Jong-su has been without a job since graduating from college. He is the caretaker of his family farm during his father’s absence due to legal affairs. Hae-mi brings Jong-su to her apartment to instruct him on how to feed the cat. The two have sex in her apartment, and Hae-mi departs on her trip to Africa a few days later.
When Hae-mi returns from her trip, she has a mysterious man with her. Ben (Yeun) was the only other South Korean she met on the trip. The three new friends go out for dinner. At dinner Hae-mi describes the beautiful African sunset to Jong-su. As the sunset, she wished that she could disappear just as the sun has. This brings Hae-mi to tears. Ben finds it funny when people cry because he has never felt what it is like to cry.
“Sometimes I burn down greenhouses. You can make it disappear as if it never existed.”
Ben is very well-off as seen by his luxury car and places he hangs out. He invites the couple over for dinner at his apartment. Jong-su is still uncomfortable with Ben, not trusting his intent with Hae-mi. Ben searches his apartment out of curiosity for the man he considers a modern Great Gatsby. In Ben’s bathroom he finds a number of women’s necklaces and bracelets.
“Why do we live? What is the significance of living? This kind of person is really hungry, they called the great hunger.”
Day’s later the trio join Ben’s friends for dinner. Hae-mi shows the group a dance she learned while in Africa. The group seems very amused by her dance, except Ben who lets out a deep yawn. Hae-mi and Ben visit Jong-su’s farm. The three bond over the peaceful nature of the land. Hae-mi strips and performs a dance in front of the sunset for Ben and Jong-su.

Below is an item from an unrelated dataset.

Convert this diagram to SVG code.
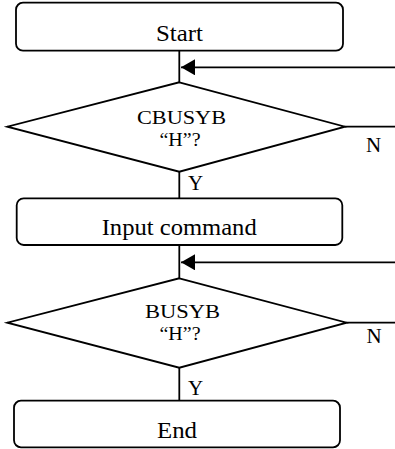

Jong-su reveals to Ben that he is in love with Hae-mi. Ben let’s Jong-su in on one of his secrets as well. He has a hobby of burning down greenhouses just to watch them burn. Ben is about ready to burn another, this time one very close to Jong-su. Jong-su asks Hae-mi why she strips so easy in front of men, and tells her that only whores do that. Hae-mi is upset by this statement and leaves with Ben. Day’s later Hae-mi goes missing without a trace.
What I Liked About Burning
Burning is one of the mostly beautifully shot films I have seen in recent memory. The cinematography by Kyung-pyo Hong is breathtaking, with each shot adding layers to the story. Burning uses shot composition to guide the story and allow audiences members to feel connected with what is taking place on screen.

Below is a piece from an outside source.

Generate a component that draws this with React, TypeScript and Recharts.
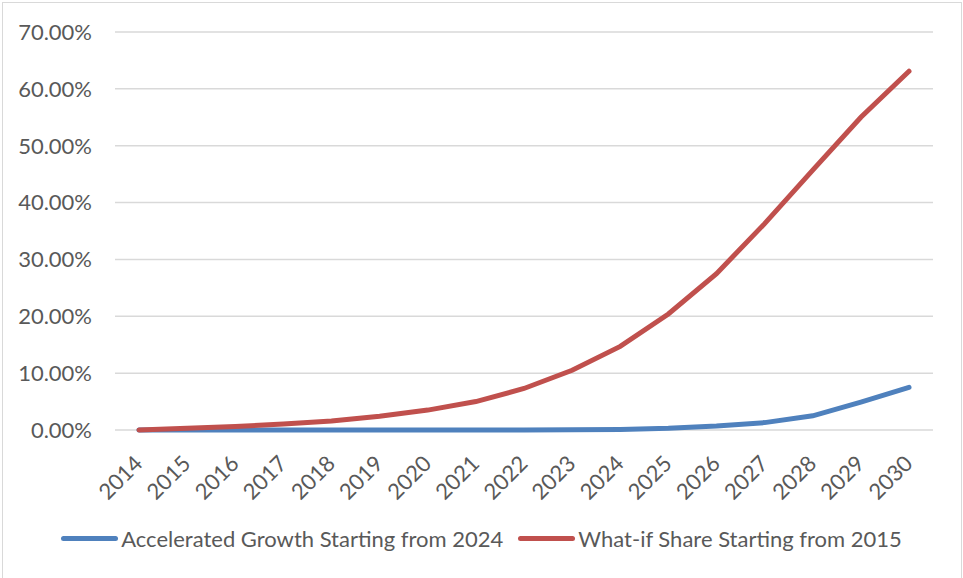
import { LineChart, Line, XAxis, YAxis, CartesianGrid } from "recharts";

const years = [
  "2014", "2015", "2016", "2017", "2018", "2019", "2020", "2021", "2022",
  "2023", "2024", "2025", "2026", "2027", "2028", "2029", "2030",
];

// percent values
const acceleratedGrowth = [
  0, 0, 0, 0, 0, 0, 0, 0, 0.02, 0.05, 0.1, 0.3, 0.7, 1.3, 2.5, 4.9, 7.5,
];
const whatIfShare = [
  0, 0.3, 0.6, 1.05, 1.6, 2.4, 3.5, 5.0, 7.3, 10.5, 14.7, 20.4, 27.5, 36.3,
  45.7, 55.0, 63.1,
];

const yTicks = [0, 10, 20, 30, 40, 50, 60, 70];

const seriesNames = [
  "Accelerated Growth Starting from 2024",
  "What-if Share Starting from 2015",
];
const BLUE = "#4f81bd";
const RED = "#c0504d";
const TEXT = "#595959";
const FONT = "Lato, 'Liberation Sans', Arial, sans-serif";
const FONT_SIZE = 22;

const data = years.map((year, i) => ({
  year,
  accelerated: acceleratedGrowth[i],
  whatIf: whatIfShare[i],
}));

function YearTick({ x, y, payload }: any) {
  const ax = x + 5;
  const ay = y + 35;
  return (
    <text
      x={ax}
      y={ay}
      transform={`rotate(-45 ${ax} ${ay})`}
      textAnchor="end"
      fill={TEXT}
      fontSize={FONT_SIZE}
      fontFamily={FONT}
    >
      {payload.value}
    </text>
  );
}

function BottomLegend() {
  const items = [
    { name: seriesNames[0], color: BLUE },
    { name: seriesNames[1], color: RED },
  ];
  return (
    <div
      style={{
        position: "absolute",
        left: 0,
        top: 525,
        width: 963,
        display: "flex",
        justifyContent: "center",
        alignItems: "center",
        gap: 15,
        fontFamily: FONT,
        fontSize: FONT_SIZE,
        color: TEXT,
      }}
    >
      {items.map((it) => (
        <div key={it.name} style={{ display: "flex", alignItems: "center" }}>
          <span
            style={{
              display: "inline-block",
              width: 57,
              height: 5,
              borderRadius: 3,
              background: it.color,
              marginRight: 3,
            }}
          />
          <span>{it.name}</span>
        </div>
      ))}
    </div>
  );
}

export default function App() {
  return (
    <div
      style={{
        position: "absolute",
        left: 0,
        top: 0,
        width: 963,
        height: 578,
        background: "#fff",
        overflow: "hidden",
      }}
    >
      <div
        style={{
          position: "absolute",
          left: 2,
          top: 2,
          width: 960,
          height: 590,
          border: "1px solid #d9d9d9",
          boxSizing: "border-box",
        }}
      />
      <LineChart
        width={963}
        height={578}
        data={data}
        margin={{ top: 32, right: 30, bottom: 0, left: 15 }}
      >
        <CartesianGrid vertical={false} stroke="#d9d9d9" strokeWidth={1.5} />
        <XAxis
          dataKey="year"
          axisLine={false}
          tickLine={false}
          tickSize={0}
          tickMargin={0}
          height={148}
          interval={0}
          padding={{ left: 24, right: 24 }}
          tick={<YearTick />}
        />
        <YAxis
          domain={[0, 70]}
          ticks={yTicks}
          width={100}
          axisLine={false}
          tickLine={false}
          tickSize={0}
          tickMargin={23}
          tick={{ fill: TEXT, fontSize: FONT_SIZE, fontFamily: FONT }}
          tickFormatter={(v: number) => `${v.toFixed(2)}%`}
        />
        <Line
          type="linear"
          dataKey="accelerated"
          name={seriesNames[0]}
          stroke={BLUE}
          strokeWidth={5}
          strokeLinecap="round"
          dot={false}
          isAnimationActive={false}
        />
        <Line
          type="linear"
          dataKey="whatIf"
          name={seriesNames[1]}
          stroke={RED}
          strokeWidth={5}
          strokeLinecap="round"
          dot={false}
          isAnimationActive={false}
        />
      </LineChart>
      <BottomLegend />
    </div>
  );
}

The performances by the three leads in Burning provide depth, authenticity, and a real world feel to each of their characters. Yeun plays against type in this film, allowing the former The Walking Dead star to show the range he has as an actor. His performance allows the viewers to question any preconceived notions they may have, or develop, for his character. A mark of a truly fantastic performance.
“I guess he’s young and rich. He’s the Great Gatsby.”

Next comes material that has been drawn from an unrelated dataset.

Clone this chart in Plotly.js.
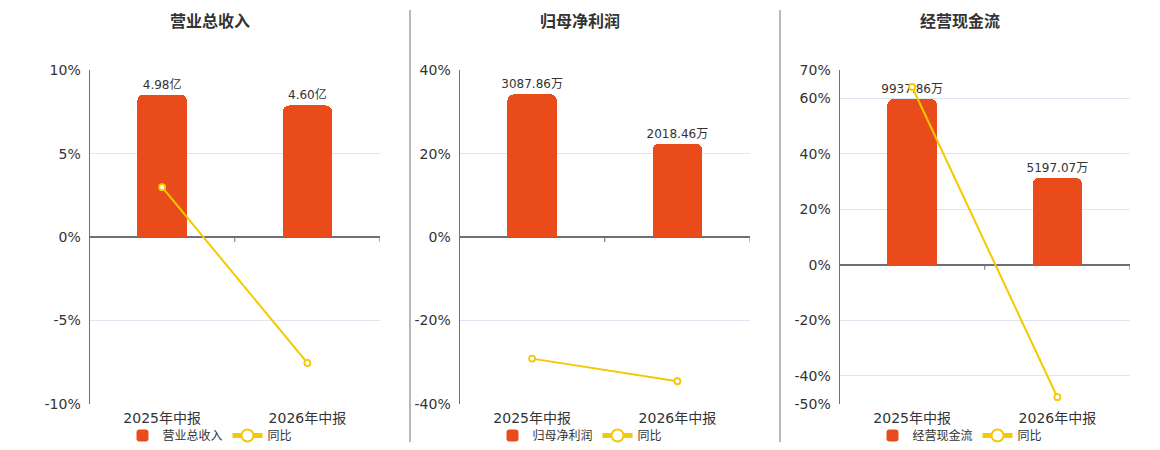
<!DOCTYPE html>
<html>
<head>
<meta charset="utf-8">
<script src="https://cdn.plot.ly/plotly-3.0.1.min.js"></script>
<style>
  html, body { margin: 0; padding: 0; background: #fff; }
  #chart { width: 1160px; height: 450px; }
</style>
</head>
<body>
<div id="chart"></div>
<script>
// values
const categories = ['2025年中报', '2026年中报'];
const panelTitles = ['营业总收入', '归母净利润', '经营现金流'];

const revenue = [4.98, 4.60];          // 亿
const revenueYoy = [2.99, -7.56];      // %
const netProfit = [3087.86, 2018.46];  // 万
const netProfitYoy = [-29.2, -34.63];
const cashFlow = [9937.86, 5197.07];   // 万
const cashFlowYoy = [64.0, -47.7];

const BAR_COLOR = '#e94b1b';
const LINE_COLOR = '#f4c900';
const TEXT = '#333';
const FONT = '"DejaVu Sans", "Noto Sans CJK SC", sans-serif';
const W = 1160, H = 450;

const panels = [
  { bars: revenue, yoy: revenueYoy, unit: '亿', pct: [-10, 10], barRange: [-5.83, 5.83],
    ticks: [-10, -5, 0, 5, 10], left: 89.5, right: 380, center: 210 },
  { bars: netProfit, yoy: netProfitYoy, unit: '万', pct: [-40, 40], barRange: [-3608, 3608],
    ticks: [-40, -20, 0, 20, 40], left: 459.5, right: 750, center: 580 },
  { bars: cashFlow, yoy: cashFlowYoy, unit: '万', pct: [-50, 70], barRange: [-8325, 11655],
    ticks: [-50, -40, -20, 0, 20, 40, 60, 70], left: 839.5, right: 1130, center: 960 },
];

const yDomain = [1 - 404.5 / H, 1 - 70.5 / H];
const data = [];
const layout = {
  width: W, height: H,
  margin: { l: 0, r: 0, t: 0, b: 0 },
  paper_bgcolor: '#fff', plot_bgcolor: 'rgba(0,0,0,0)',
  font: { family: FONT, color: TEXT, size: 12 },
  showlegend: true,
  bargap: 0,
  annotations: [],
  shapes: [],
};

panels.forEach((p, i) => {
  const n = i + 1;
  const xName = n === 1 ? 'x' : 'x' + n;
  const barY = n === 1 ? 'y' : 'y' + n;     // hidden axis for amounts
  const pctY = 'y' + (n + 3);               // visible percent axis, on top
  const legendName = n === 1 ? 'legend' : 'legend' + n;

  data.push({
    type: 'bar', name: panelTitles[i], x: categories, y: p.bars,
    xaxis: xName, yaxis: barY, legend: legendName,
    width: 0.34,
    marker: { color: BAR_COLOR, cornerradius: 6 },
    texttemplate: '%{y:.2f}' + p.unit, textposition: 'outside',
    constraintext: 'none',
    textfont: { size: 12, color: TEXT }, cliponaxis: false,
    hoverinfo: 'skip',
  });
  data.push({
    type: 'scatter', mode: 'lines+markers', name: '同比', x: categories, y: p.yoy,
    xaxis: xName, yaxis: pctY, legend: legendName,
    line: { color: LINE_COLOR, width: 2 },
    marker: { size: 6, color: '#fff', line: { color: LINE_COLOR, width: 1.8 } },
    cliponaxis: false, hoverinfo: 'skip',
  });

  const xKey = n === 1 ? 'xaxis' : 'xaxis' + n;
  const barKey = n === 1 ? 'yaxis' : 'yaxis' + n;
  const pctKey = 'yaxis' + (n + 3);

  layout[xKey] = {
    domain: [p.left / W, p.right / W], anchor: barY,
    type: 'category', range: [-0.5, 1.5],
    showgrid: false, showline: false, zeroline: false, ticks: '',
    tickfont: { size: 14, color: TEXT }, ticklabelstandoff: 4,
    fixedrange: true,
  };
  layout[barKey] = {
    domain: yDomain, anchor: xName, range: p.barRange,
    visible: false, fixedrange: true,
  };
  layout[pctKey] = {
    domain: yDomain, anchor: xName, overlaying: barY, side: 'left',
    range: p.pct, tickmode: 'array', tickvals: p.ticks,
    ticktext: p.ticks.map(v => v + '%'),
    showgrid: true, gridcolor: '#e0e6f1', gridwidth: 1,
    zeroline: true, zerolinecolor: '#6e7079', zerolinewidth: 2,
    showline: true, linecolor: '#6e7079', linewidth: 1,
    ticks: '', ticklabelstandoff: 5,
    tickfont: { size: 14, color: TEXT }, fixedrange: true,
  };
  layout[legendName] = {
    orientation: 'h', x: p.center / W, xanchor: 'center',
    y: 1 - 436 / H, yanchor: 'middle',
    font: { size: 12, color: TEXT }, itemsizing: 'constant',
    bgcolor: 'rgba(0,0,0,0)', itemclick: false, itemdoubleclick: false,
    tracegroupgap: 0,
  };

  layout.annotations.push({
    xref: 'paper', yref: 'paper', x: p.center / W, y: 1 - 22 / H,
    xanchor: 'center', yanchor: 'middle', showarrow: false,
    text: '<b>' + panelTitles[i] + '</b>', font: { size: 16, color: TEXT },
  });

  // category boundary ticks on the zero line
  [0.5, 1.5].forEach(bx => {
    layout.shapes.push({
      type: 'line', xref: xName, yref: pctY, ysizemode: 'pixel', yanchor: 0,
      x0: bx, x1: bx, y0: 0, y1: -5,
      line: { color: '#6e7079', width: 1 },
    });
  });
});

// panel separators
[410, 780].forEach(px => {
  layout.shapes.push({
    type: 'line', xref: 'paper', yref: 'paper',
    x0: px / W, x1: px / W, y0: 1 - 10 / H, y1: 1 - 443 / H,
    line: { color: '#a0a0a0', width: 1.5 },
  });
});

Plotly.newPlot('chart', data, layout, { staticPlot: true, displayModeBar: false });
</script>
</body>
</html>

In her her first credited film role, Jon-seo Jun shines as Hae-mi. She delivers a charm and vulnerability to to her character. Within the same scene she can go from playing the life of the party, to a distraught and broken individual. Jun provides a performance that would make you believe she is a seasoned performer.
Director Lee Chang-dong delivers a masterclass in film making. His version of a Hitchockian thriller warrants multiple viewings. The film makes you think you have all the answers, then Chang-dong changes the question. Burning constantly makes you think of the “what if” scenario. You are constantly questioning the reliability of the characters, as well as the film itself. Burning delivers in every aspect. It will leave audiences questioning the film, and wondering what it is that they saw.
With Burning based on a short story, the film takes many influences from literature. Not only is the main character an aspiring fiction writer, but the film uses the story structure of literature in the film. There is only one reliable narrator in the film and that is Jong-su. Even with him as the one we follow, the questions presented make us wonder if he truly is reliable. Burning also uses symbolism and metaphors throughout it’s 2.5 hour run-time.
As you can tell I have not included a section for what I thought could have been improved. I don’t think there was anything that needed improvement. Burning is a modern masterpiece. It is a shame that this film will not receive not only the acclaim, but the viewership, that it deserves. South Korea should be proud that this film was on the Oscar short list for Best Foreign Film. Although Burning was not nominated, it does not take away from the impact that it will leave on audiences. Burning is a slow burn that provides viewers with a sense of the uncertain. In many ways Burning is like a great book. You may never grasp the full artistry of the work, but the journey it takes you on will keep you asking for more.